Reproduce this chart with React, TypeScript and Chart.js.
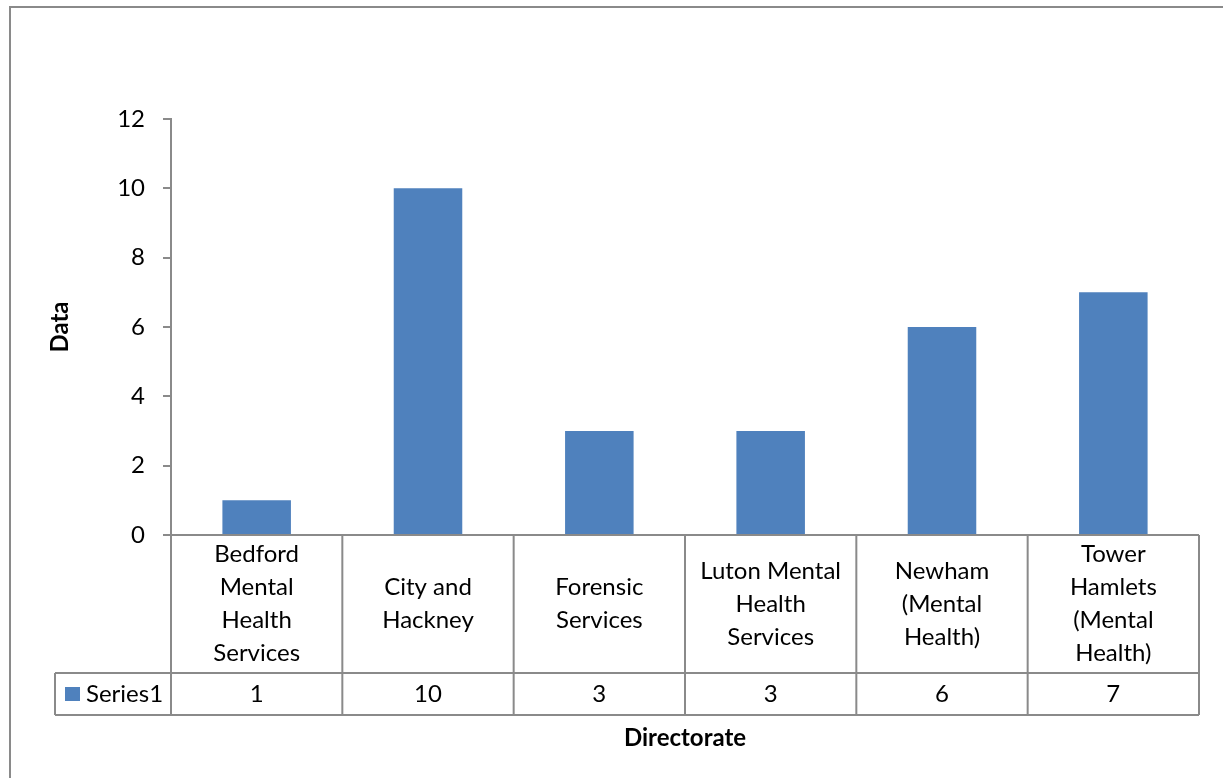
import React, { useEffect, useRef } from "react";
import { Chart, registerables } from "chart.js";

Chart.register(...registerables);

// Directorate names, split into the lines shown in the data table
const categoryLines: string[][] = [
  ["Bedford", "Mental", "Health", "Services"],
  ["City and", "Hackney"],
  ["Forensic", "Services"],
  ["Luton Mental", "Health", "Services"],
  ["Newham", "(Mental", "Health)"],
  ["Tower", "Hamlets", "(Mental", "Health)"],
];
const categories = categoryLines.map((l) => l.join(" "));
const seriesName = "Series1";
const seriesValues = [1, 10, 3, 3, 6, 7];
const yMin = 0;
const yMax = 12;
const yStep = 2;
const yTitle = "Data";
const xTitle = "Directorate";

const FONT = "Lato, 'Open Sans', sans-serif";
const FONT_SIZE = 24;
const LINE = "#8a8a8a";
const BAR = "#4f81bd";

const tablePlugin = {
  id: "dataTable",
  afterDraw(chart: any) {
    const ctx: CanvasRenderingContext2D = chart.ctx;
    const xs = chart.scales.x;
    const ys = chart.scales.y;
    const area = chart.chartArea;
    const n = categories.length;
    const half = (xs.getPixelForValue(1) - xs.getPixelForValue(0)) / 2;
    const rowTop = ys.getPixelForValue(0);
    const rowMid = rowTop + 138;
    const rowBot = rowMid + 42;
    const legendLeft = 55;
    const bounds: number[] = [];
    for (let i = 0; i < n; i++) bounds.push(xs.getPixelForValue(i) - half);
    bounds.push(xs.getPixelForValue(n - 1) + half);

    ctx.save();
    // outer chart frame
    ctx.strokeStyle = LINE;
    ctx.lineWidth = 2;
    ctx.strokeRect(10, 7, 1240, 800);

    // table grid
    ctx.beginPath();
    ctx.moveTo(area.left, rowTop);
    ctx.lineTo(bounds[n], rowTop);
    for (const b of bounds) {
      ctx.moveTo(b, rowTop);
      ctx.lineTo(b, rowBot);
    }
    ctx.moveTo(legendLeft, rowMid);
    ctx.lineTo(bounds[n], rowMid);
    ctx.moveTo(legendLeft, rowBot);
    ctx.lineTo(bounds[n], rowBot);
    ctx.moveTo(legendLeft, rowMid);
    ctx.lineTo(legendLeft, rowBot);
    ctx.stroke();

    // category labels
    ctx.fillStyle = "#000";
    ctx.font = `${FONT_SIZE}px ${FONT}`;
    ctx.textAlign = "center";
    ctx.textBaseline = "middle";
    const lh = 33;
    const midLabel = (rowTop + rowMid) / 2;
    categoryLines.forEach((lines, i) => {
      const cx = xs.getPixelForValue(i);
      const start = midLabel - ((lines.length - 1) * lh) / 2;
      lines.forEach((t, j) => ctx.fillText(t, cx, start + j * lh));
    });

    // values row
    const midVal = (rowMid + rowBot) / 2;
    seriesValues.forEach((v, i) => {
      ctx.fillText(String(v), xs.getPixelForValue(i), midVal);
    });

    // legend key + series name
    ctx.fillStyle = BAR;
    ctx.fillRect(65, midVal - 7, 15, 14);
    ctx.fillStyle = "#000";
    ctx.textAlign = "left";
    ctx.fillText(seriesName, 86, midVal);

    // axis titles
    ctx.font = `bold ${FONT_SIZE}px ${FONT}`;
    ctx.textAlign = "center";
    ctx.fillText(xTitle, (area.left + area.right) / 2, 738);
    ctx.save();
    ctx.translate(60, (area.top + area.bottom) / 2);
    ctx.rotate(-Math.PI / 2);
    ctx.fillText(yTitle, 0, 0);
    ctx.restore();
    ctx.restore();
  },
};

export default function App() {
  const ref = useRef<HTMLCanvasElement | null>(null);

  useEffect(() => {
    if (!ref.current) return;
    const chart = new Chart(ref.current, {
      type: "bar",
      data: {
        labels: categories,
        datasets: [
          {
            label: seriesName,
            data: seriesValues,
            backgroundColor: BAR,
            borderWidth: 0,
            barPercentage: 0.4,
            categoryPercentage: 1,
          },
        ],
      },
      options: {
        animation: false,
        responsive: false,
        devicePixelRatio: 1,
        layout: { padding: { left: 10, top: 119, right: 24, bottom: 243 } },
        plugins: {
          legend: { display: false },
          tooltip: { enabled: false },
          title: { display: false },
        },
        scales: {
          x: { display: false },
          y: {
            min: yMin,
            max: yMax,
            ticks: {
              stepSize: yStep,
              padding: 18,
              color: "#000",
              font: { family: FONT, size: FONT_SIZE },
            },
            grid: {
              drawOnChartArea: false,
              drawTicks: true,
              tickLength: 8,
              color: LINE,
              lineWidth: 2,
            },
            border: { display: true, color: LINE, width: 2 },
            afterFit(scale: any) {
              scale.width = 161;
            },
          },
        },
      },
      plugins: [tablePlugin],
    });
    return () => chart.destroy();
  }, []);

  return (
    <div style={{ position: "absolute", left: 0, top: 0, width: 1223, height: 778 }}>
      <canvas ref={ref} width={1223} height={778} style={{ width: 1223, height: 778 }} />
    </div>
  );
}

◇ ◇ ◇ ◇ ◇

### EXERCISE DESCRIPTION
Working from the lines above, reproduce the material exactly and exclude its pictures.

### RESULT FOR THIS EXERCISE
Reproduce this chart with React, TypeScript and Chart.js.
import React, { useEffect, useRef } from "react";
import { Chart, registerables } from "chart.js";

Chart.register(...registerables);

// Directorate names, split into the lines shown in the data table
const categoryLines: string[][] = [
  ["Bedford", "Mental", "Health", "Services"],
  ["City and", "Hackney"],
  ["Forensic", "Services"],
  ["Luton Mental", "Health", "Services"],
  ["Newham", "(Mental", "Health)"],
  ["Tower", "Hamlets", "(Mental", "Health)"],
];
const categories = categoryLines.map((l) => l.join(" "));
const seriesName = "Series1";
const seriesValues = [1, 10, 3, 3, 6, 7];
const yMin = 0;
const yMax = 12;
const yStep = 2;
const yTitle = "Data";
const xTitle = "Directorate";

const FONT = "Lato, 'Open Sans', sans-serif";
const FONT_SIZE = 24;
const LINE = "#8a8a8a";
const BAR = "#4f81bd";

const tablePlugin = {
  id: "dataTable",
  afterDraw(chart: any) {
    const ctx: CanvasRenderingContext2D = chart.ctx;
    const xs = chart.scales.x;
    const ys = chart.scales.y;
    const area = chart.chartArea;
    const n = categories.length;
    const half = (xs.getPixelForValue(1) - xs.getPixelForValue(0)) / 2;
    const rowTop = ys.getPixelForValue(0);
    const rowMid = rowTop + 138;
    const rowBot = rowMid + 42;
    const legendLeft = 55;
    const bounds: number[] = [];
    for (let i = 0; i < n; i++) bounds.push(xs.getPixelForValue(i) - half);
    bounds.push(xs.getPixelForValue(n - 1) + half);

    ctx.save();
    // outer chart frame
    ctx.strokeStyle = LINE;
    ctx.lineWidth = 2;
    ctx.strokeRect(10, 7, 1240, 800);

    // table grid
    ctx.beginPath();
    ctx.moveTo(area.left, rowTop);
    ctx.lineTo(bounds[n], rowTop);
    for (const b of bounds) {
      ctx.moveTo(b, rowTop);
      ctx.lineTo(b, rowBot);
    }
    ctx.moveTo(legendLeft, rowMid);
    ctx.lineTo(bounds[n], rowMid);
    ctx.moveTo(legendLeft, rowBot);
    ctx.lineTo(bounds[n], rowBot);
    ctx.moveTo(legendLeft, rowMid);
    ctx.lineTo(legendLeft, rowBot);
    ctx.stroke();

    // category labels
    ctx.fillStyle = "#000";
    ctx.font = `${FONT_SIZE}px ${FONT}`;
    ctx.textAlign = "center";
    ctx.textBaseline = "middle";
    const lh = 33;
    const midLabel = (rowTop + rowMid) / 2;
    categoryLines.forEach((lines, i) => {
      const cx = xs.getPixelForValue(i);
      const start = midLabel - ((lines.length - 1) * lh) / 2;
      lines.forEach((t, j) => ctx.fillText(t, cx, start + j * lh));
    });

    // values row
    const midVal = (rowMid + rowBot) / 2;
    seriesValues.forEach((v, i) => {
      ctx.fillText(String(v), xs.getPixelForValue(i), midVal);
    });

    // legend key + series name
    ctx.fillStyle = BAR;
    ctx.fillRect(65, midVal - 7, 15, 14);
    ctx.fillStyle = "#000";
    ctx.textAlign = "left";
    ctx.fillText(seriesName, 86, midVal);

    // axis titles
    ctx.font = `bold ${FONT_SIZE}px ${FONT}`;
    ctx.textAlign = "center";
    ctx.fillText(xTitle, (area.left + area.right) / 2, 738);
    ctx.save();
    ctx.translate(60, (area.top + area.bottom) / 2);
    ctx.rotate(-Math.PI / 2);
    ctx.fillText(yTitle, 0, 0);
    ctx.restore();
    ctx.restore();
  },
};

export default function App() {
  const ref = useRef<HTMLCanvasElement | null>(null);

  useEffect(() => {
    if (!ref.current) return;
    const chart = new Chart(ref.current, {
      type: "bar",
      data: {
        labels: categories,
        datasets: [
          {
            label: seriesName,
            data: seriesValues,
            backgroundColor: BAR,
            borderWidth: 0,
            barPercentage: 0.4,
            categoryPercentage: 1,
          },
        ],
      },
      options: {
        animation: false,
        responsive: false,
        devicePixelRatio: 1,
        layout: { padding: { left: 10, top: 119, right: 24, bottom: 243 } },
        plugins: {
          legend: { display: false },
          tooltip: { enabled: false },
          title: { display: false },
        },
        scales: {
          x: { display: false },
          y: {
            min: yMin,
            max: yMax,
            ticks: {
              stepSize: yStep,
              padding: 18,
              color: "#000",
              font: { family: FONT, size: FONT_SIZE },
            },
            grid: {
              drawOnChartArea: false,
              drawTicks: true,
              tickLength: 8,
              color: LINE,
              lineWidth: 2,
            },
            border: { display: true, color: LINE, width: 2 },
            afterFit(scale: any) {
              scale.width = 161;
            },
          },
        },
      },
      plugins: [tablePlugin],
    });
    return () => chart.destroy();
  }, []);

  return (
    <div style={{ position: "absolute", left: 0, top: 0, width: 1223, height: 778 }}>
      <canvas ref={ref} width={1223} height={778} style={{ width: 1223, height: 778 }} />
    </div>
  );
}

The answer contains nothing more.